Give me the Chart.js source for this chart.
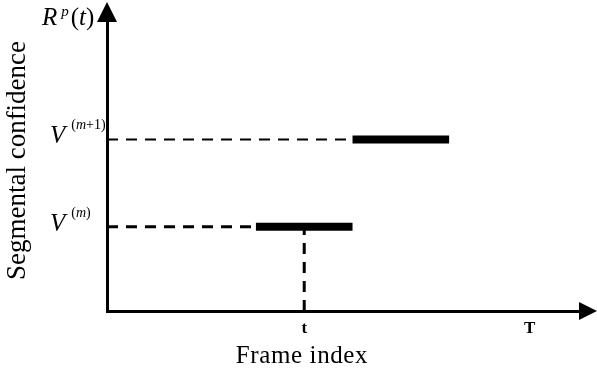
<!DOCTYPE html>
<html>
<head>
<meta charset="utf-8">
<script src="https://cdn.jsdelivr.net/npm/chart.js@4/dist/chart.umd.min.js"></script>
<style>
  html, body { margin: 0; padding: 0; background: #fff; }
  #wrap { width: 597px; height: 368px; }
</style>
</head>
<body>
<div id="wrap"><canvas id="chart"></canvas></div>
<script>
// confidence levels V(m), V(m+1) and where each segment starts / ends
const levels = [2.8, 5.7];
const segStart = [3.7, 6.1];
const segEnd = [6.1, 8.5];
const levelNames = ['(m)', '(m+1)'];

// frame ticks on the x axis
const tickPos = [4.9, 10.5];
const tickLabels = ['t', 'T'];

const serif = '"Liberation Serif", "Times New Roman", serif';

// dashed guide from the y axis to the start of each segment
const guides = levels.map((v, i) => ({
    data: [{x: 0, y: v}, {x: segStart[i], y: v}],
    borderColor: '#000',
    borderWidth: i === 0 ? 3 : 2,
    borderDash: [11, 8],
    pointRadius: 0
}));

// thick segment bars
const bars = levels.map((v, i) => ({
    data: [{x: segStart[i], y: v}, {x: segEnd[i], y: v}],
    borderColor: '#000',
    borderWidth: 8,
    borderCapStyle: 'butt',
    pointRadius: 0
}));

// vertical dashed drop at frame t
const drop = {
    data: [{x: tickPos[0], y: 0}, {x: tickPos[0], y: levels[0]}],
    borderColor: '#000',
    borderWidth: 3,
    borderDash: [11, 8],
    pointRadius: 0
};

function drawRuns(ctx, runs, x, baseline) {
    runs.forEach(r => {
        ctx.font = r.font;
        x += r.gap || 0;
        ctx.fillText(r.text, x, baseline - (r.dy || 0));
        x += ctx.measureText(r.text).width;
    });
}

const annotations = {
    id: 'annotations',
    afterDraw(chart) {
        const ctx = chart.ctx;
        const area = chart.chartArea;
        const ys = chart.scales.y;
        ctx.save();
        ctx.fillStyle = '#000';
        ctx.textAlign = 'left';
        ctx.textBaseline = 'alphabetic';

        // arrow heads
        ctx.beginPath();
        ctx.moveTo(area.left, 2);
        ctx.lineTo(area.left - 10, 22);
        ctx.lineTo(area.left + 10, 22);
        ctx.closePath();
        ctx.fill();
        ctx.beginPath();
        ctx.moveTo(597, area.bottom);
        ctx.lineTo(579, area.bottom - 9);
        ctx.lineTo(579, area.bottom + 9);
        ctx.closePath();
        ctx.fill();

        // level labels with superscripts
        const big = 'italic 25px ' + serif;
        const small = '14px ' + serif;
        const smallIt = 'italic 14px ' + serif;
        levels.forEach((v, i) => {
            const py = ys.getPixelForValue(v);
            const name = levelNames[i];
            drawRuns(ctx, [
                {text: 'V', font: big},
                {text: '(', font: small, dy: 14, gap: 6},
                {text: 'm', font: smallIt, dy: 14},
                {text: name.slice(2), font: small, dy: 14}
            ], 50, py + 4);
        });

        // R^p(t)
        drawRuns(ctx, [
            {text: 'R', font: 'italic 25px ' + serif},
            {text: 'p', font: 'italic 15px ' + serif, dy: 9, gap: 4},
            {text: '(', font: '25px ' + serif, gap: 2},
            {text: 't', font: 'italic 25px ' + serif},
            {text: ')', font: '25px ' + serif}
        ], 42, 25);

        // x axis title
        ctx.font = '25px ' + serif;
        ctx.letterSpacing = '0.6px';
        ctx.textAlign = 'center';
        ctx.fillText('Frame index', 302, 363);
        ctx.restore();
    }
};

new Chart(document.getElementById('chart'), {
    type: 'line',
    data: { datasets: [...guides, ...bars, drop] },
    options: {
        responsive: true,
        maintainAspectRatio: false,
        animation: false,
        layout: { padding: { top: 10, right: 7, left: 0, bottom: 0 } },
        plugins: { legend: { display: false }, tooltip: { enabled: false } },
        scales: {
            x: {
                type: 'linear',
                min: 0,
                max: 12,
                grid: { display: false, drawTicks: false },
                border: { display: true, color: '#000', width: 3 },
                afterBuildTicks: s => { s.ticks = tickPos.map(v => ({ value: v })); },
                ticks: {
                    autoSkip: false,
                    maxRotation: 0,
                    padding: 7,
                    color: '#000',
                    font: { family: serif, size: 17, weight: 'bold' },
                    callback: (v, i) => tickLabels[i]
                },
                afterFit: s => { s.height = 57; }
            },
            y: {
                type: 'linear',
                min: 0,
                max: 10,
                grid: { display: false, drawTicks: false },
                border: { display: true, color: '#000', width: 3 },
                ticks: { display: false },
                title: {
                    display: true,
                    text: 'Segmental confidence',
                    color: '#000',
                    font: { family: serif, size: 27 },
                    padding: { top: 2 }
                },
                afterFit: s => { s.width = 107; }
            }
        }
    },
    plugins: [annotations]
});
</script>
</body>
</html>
━━━━━━━━━━━━━━━━━━━━━━━━━━━━━━
> [What the task requires]:
Which lines contain "chart"? Copy each of them.

> [Expected answer]:
Give me the Chart.js source for this chart.
<script src="https://cdn.jsdelivr.net/npm/chart.js@4/dist/chart.umd.min.js"></script>
<div id="wrap"><canvas id="chart"></canvas></div>
    afterDraw(chart) {
        const ctx = chart.ctx;
        const area = chart.chartArea;
        const ys = chart.scales.y;
new Chart(document.getElementById('chart'), {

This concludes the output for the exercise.